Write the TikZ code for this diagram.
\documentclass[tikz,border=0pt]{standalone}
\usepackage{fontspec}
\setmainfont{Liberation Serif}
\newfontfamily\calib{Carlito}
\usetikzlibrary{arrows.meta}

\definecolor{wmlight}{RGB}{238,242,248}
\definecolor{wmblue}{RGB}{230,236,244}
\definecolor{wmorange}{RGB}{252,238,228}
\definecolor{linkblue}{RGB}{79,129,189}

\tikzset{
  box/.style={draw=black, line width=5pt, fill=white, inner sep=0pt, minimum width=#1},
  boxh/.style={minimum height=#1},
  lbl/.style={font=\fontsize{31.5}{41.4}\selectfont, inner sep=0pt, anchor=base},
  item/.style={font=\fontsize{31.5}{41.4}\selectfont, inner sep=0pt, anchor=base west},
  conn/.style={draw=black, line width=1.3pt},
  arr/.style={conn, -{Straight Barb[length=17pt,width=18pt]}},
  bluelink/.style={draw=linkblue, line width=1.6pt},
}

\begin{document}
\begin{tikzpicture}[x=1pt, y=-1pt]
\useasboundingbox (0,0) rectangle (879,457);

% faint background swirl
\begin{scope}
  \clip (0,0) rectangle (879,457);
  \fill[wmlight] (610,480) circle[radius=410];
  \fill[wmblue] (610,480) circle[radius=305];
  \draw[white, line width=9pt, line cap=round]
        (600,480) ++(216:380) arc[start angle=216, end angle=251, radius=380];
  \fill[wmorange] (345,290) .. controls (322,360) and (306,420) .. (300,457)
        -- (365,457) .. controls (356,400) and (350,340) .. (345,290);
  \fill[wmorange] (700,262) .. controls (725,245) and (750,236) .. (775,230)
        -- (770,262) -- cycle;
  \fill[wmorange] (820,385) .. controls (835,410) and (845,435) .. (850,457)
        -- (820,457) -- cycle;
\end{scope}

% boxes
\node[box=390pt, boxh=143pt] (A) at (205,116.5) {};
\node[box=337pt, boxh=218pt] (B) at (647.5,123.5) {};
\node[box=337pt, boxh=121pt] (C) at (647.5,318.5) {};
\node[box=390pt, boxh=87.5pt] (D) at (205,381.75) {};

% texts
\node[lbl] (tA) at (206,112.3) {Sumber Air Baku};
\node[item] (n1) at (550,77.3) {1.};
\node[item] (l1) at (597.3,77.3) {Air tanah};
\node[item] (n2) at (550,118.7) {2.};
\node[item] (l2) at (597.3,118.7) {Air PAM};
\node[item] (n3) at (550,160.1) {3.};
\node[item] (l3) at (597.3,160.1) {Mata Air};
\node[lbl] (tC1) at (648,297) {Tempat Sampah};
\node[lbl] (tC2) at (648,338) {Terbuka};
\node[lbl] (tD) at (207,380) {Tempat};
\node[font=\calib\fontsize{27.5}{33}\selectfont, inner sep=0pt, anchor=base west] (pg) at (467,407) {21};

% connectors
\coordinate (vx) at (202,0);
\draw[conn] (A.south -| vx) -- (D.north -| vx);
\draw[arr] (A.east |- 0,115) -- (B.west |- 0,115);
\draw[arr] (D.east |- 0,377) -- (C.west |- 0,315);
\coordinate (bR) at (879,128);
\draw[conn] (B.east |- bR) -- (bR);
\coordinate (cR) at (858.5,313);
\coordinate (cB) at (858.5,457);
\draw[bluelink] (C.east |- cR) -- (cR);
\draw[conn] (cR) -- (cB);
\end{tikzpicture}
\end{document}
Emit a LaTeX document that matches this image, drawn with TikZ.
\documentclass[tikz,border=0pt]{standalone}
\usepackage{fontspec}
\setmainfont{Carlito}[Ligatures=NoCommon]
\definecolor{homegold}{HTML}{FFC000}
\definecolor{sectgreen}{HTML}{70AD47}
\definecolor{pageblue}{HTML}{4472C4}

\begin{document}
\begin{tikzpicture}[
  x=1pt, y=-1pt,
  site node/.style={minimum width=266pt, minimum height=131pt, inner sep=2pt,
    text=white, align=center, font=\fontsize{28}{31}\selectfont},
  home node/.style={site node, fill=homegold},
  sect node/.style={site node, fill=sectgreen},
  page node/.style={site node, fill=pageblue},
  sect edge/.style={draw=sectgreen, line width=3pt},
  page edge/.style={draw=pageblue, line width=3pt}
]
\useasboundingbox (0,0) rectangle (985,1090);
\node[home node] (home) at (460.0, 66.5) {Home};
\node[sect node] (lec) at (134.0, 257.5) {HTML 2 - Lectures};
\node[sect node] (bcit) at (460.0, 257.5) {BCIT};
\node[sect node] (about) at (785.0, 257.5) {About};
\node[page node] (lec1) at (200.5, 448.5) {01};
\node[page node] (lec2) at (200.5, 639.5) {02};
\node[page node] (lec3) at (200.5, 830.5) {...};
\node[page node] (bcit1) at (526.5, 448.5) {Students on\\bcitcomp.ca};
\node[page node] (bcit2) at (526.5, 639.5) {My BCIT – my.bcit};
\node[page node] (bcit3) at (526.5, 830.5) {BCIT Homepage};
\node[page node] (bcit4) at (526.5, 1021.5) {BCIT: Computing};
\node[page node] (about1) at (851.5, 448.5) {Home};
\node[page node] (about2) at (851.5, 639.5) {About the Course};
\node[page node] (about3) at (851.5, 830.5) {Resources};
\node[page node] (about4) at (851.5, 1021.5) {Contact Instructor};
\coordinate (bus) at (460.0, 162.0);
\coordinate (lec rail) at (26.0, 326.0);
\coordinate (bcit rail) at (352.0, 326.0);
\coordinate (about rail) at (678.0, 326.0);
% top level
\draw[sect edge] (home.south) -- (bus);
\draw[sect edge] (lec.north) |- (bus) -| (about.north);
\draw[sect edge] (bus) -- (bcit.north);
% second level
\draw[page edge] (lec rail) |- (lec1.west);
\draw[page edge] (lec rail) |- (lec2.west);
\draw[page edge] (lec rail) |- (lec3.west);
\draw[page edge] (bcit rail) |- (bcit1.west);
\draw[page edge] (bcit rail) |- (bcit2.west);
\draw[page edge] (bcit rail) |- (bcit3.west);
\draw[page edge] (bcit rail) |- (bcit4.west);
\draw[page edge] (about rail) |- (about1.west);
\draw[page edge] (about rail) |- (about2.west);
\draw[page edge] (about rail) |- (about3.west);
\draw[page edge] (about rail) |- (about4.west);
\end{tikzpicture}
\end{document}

----------------------------------------

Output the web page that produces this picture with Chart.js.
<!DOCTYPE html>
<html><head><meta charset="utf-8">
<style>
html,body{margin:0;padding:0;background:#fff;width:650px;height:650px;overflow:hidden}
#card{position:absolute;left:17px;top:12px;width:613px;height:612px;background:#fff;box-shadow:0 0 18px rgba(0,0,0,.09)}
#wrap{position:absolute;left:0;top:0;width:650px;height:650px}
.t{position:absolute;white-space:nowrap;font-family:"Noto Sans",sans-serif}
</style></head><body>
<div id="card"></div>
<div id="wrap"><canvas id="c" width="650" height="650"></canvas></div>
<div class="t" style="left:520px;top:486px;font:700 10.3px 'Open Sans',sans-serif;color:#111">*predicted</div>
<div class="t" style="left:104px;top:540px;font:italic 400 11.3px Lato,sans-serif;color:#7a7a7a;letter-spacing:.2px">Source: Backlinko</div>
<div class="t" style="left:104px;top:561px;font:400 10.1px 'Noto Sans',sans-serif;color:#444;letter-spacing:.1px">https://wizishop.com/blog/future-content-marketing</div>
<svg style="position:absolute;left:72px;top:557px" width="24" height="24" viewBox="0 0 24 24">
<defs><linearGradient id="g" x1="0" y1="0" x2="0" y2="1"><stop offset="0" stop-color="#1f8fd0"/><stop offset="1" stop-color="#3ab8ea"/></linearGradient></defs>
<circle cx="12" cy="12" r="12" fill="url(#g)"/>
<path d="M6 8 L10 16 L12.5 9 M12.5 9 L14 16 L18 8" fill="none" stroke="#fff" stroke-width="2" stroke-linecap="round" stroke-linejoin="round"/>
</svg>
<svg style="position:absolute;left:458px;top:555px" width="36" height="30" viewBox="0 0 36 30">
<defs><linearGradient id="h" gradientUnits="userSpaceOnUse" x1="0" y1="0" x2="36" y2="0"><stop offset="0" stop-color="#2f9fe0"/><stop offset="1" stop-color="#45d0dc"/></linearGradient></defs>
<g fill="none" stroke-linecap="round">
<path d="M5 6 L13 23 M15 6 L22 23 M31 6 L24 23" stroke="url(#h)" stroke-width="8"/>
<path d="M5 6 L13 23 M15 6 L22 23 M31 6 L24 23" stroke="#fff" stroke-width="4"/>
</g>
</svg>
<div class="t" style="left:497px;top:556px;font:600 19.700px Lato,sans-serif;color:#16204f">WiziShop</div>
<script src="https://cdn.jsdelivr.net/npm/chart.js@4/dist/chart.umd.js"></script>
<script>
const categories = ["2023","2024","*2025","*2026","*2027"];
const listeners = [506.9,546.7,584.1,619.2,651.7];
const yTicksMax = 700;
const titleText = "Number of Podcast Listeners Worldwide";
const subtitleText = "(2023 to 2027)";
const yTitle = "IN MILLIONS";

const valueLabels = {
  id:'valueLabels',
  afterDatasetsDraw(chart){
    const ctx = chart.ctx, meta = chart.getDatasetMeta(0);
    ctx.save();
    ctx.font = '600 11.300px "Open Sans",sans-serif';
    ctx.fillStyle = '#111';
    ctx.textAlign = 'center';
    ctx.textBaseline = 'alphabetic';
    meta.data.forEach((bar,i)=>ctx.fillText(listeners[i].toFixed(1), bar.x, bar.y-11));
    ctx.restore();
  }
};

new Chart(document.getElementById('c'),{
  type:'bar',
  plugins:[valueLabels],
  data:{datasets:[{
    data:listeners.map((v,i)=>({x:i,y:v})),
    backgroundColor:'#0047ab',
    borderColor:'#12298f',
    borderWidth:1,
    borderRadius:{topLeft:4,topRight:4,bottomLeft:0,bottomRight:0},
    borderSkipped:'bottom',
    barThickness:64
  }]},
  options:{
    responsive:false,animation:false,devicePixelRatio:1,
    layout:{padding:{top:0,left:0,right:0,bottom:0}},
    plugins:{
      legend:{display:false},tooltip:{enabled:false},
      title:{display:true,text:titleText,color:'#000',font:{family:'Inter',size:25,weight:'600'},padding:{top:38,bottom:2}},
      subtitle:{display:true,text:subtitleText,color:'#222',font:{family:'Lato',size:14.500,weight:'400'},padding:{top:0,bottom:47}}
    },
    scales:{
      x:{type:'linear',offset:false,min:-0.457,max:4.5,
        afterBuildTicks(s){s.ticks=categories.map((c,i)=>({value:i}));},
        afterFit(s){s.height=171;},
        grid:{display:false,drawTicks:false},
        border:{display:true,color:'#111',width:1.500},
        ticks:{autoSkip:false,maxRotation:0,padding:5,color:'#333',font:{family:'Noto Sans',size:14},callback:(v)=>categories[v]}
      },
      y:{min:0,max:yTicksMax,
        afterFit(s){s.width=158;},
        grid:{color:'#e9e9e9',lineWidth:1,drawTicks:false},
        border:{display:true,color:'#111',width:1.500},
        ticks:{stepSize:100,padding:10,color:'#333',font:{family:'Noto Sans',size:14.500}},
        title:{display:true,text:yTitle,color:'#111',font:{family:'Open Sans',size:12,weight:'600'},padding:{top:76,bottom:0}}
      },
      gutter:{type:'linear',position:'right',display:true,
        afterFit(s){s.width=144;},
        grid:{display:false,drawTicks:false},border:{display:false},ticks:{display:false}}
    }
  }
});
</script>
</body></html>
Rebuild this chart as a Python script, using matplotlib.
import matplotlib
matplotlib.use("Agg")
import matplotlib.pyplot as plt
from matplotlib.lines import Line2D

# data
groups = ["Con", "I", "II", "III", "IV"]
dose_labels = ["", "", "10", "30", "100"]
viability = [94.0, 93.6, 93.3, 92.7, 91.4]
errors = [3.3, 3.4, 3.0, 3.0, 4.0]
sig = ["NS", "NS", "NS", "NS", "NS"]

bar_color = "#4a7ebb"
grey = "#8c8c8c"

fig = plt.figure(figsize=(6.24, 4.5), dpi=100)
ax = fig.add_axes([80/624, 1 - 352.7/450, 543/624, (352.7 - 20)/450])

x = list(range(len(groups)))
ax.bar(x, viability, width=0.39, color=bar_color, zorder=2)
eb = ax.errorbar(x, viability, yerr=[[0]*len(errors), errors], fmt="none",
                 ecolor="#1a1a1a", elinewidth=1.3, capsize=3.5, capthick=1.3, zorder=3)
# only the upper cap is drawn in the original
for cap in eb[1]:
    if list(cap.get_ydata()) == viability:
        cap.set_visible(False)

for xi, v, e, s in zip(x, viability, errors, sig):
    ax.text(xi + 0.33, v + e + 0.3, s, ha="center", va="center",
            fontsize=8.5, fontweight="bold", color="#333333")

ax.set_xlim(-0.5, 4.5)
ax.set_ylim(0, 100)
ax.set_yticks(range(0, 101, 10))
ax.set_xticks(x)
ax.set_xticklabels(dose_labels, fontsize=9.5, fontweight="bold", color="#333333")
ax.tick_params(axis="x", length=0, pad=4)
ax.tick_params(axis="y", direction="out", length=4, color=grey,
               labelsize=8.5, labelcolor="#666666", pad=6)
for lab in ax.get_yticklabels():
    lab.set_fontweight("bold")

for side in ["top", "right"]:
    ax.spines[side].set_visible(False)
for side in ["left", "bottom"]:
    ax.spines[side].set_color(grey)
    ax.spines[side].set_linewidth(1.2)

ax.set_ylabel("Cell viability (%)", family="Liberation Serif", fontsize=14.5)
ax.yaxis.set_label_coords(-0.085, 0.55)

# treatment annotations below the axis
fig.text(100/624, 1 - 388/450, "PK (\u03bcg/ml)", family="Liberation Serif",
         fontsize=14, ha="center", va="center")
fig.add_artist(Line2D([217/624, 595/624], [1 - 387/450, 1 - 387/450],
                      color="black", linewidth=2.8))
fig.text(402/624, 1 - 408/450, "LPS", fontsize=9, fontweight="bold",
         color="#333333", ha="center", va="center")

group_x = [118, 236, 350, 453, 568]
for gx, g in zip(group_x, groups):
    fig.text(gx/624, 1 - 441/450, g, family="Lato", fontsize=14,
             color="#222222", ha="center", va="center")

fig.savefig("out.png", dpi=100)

----------------------------------------

→ **YOUR INSTRUCTIONS**:
Go through the material above and output exactly the lines from the one containing "Write the TikZ code for this diagram." through the one containing "boxh=87.5pt] (D) at".

→ **EXPECTED ANSWER**:
Write the TikZ code for this diagram.
\documentclass[tikz,border=0pt]{standalone}
\usepackage{fontspec}
\setmainfont{Liberation Serif}
\newfontfamily\calib{Carlito}
\usetikzlibrary{arrows.meta}

\definecolor{wmlight}{RGB}{238,242,248}
\definecolor{wmblue}{RGB}{230,236,244}
\definecolor{wmorange}{RGB}{252,238,228}
\definecolor{linkblue}{RGB}{79,129,189}

\tikzset{
  box/.style={draw=black, line width=5pt, fill=white, inner sep=0pt, minimum width=#1},
  boxh/.style={minimum height=#1},
  lbl/.style={font=\fontsize{31.5}{41.4}\selectfont, inner sep=0pt, anchor=base},
  item/.style={font=\fontsize{31.5}{41.4}\selectfont, inner sep=0pt, anchor=base west},
  conn/.style={draw=black, line width=1.3pt},
  arr/.style={conn, -{Straight Barb[length=17pt,width=18pt]}},
  bluelink/.style={draw=linkblue, line width=1.6pt},
}

\begin{document}
\begin{tikzpicture}[x=1pt, y=-1pt]
\useasboundingbox (0,0) rectangle (879,457);

% faint background swirl
\begin{scope}
  \clip (0,0) rectangle (879,457);
  \fill[wmlight] (610,480) circle[radius=410];
  \fill[wmblue] (610,480) circle[radius=305];
  \draw[white, line width=9pt, line cap=round]
        (600,480) ++(216:380) arc[start angle=216, end angle=251, radius=380];
  \fill[wmorange] (345,290) .. controls (322,360) and (306,420) .. (300,457)
        -- (365,457) .. controls (356,400) and (350,340) .. (345,290);
  \fill[wmorange] (700,262) .. controls (725,245) and (750,236) .. (775,230)
        -- (770,262) -- cycle;
  \fill[wmorange] (820,385) .. controls (835,410) and (845,435) .. (850,457)
        -- (820,457) -- cycle;
\end{scope}

% boxes
\node[box=390pt, boxh=143pt] (A) at (205,116.5) {};
\node[box=337pt, boxh=218pt] (B) at (647.5,123.5) {};
\node[box=337pt, boxh=121pt] (C) at (647.5,318.5) {};
\node[box=390pt, boxh=87.5pt] (D) at (205,381.75) {};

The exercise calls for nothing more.